Sur le vif - Lundi 18.12.23 - 14.25h
Christian Grobet, qui vient de nous quitter à l'âge de 82 ans, était l'un des très rares politiques que j'ai connus à mériter le nom d'homme d'Etat. Il y avait lui, il y avait Delamuraz, il y avait Furgler, il y avait Tschudi. Pour ne prendre que la Suisse, bien sûr.
J'ai fait la connaissance du député socialiste Grobet il y a 45 ans. Le Journal de Genève, pour lequel je rédigeais des piges à côté de l'Uni, m'avait envoyé couvrir un débat politique, un soir, dans un bistrot des Pâquis. Il y avait Grobet. Il m'avait impressionné par sa précision, sa ténacité, son sens du concret.
Trois ans plus tard, en 1981, il accédait, pour douze ans, au Conseil d'Etat. C'est dire que pendant quatre ans, il y eut Chavanne et lui, dans la même équipe. Je n'ai jamais été socialiste, mais j'ai toujours admiré ce vieux parti de notre Histoire politique suisse, quand il combat pour la justice sociale, ce qui est tout de même son ADN. Je suis moins sensible, on le sait, à la dimension sociétale, plus récente, moins populaire à mes yeux.
Au Journal de Genève, dès le milieu des années 80, on m'envoyait couvrir les projets de grands chantiers. Une "conférence de presse" de Christian Grobet, en ces années-là, c'était monter dans son bureau, quatre ou cinq journalistes, guère plus, au sixième ou septième étage de la rue David-Dufour. Grobet dépliait une carte de chantier, et nous expliquait ce qu'il comptait faire ! C'est tout. Par chance, j'avais appris, enfant, à lire une telle carte : mon père était ingénieur en génie civil, je l'ai suivi tant de fois sur les chantiers.

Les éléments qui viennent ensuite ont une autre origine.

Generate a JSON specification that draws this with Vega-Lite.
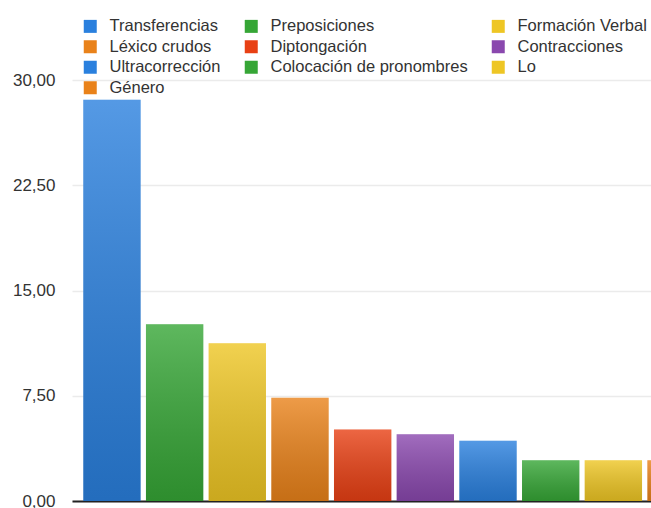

Grobet, un homme d'Etat, pourquoi ? Il était socialiste, et diablement ancré. Mais je vous jure que, toute sa vie, il a agi au nom de l'intérêt supérieur des habitants du Canton, ou tout au moins ce qu'il se figurait tel, et non en fonction de préférences partisanes.
Un homme d'Etat, pourquoi ? Jamais, de toute ma vie, je n'ai entendu cet homme parler d'autre chose que de l'objet politique même qui l'occupait, et justifiait notre rencontre, pour une interview. Il était un torturé du sujet, il traitait le thème et rien d'autre, il agissait en bâtisseur, au service de Genève.
Un homme d'Etat, pourquoi ? Les années 80 étaient, à Genève, de grande puissance libérale, surtout dans les milieux immobiliers. Grobet, avec son jacobinisme volontariste, était au fond un homme très seul. Sans un caractère inflexible, celui du plus grand combattant qu'il m'ait été donné de connaître en politique, il n'aurait jamais pu s'imposer. Il fut contesté, vilipendé (notamment par ma si chère et si talentueuse consoeur Françoise Buffat, hélas elle aussi disparue), mais nul ne contestait son envergure.
Christian Grobet respirait l'Etat. Il était en altitude d'Etat. Il était un homme de devoir et de rectitude, un guerrier d'un courage indépassable. Je n'ai pas connu Willy Brandt, ni Pierre Mendès France. Mais Grobet était de cette trempe-là. Puisse Genève se souvenir de lui comme l'un de ses serviteurs les plus ardents, les plus méritants.
A son épouse, sa famille, ses proches, ma plus vive sympathie.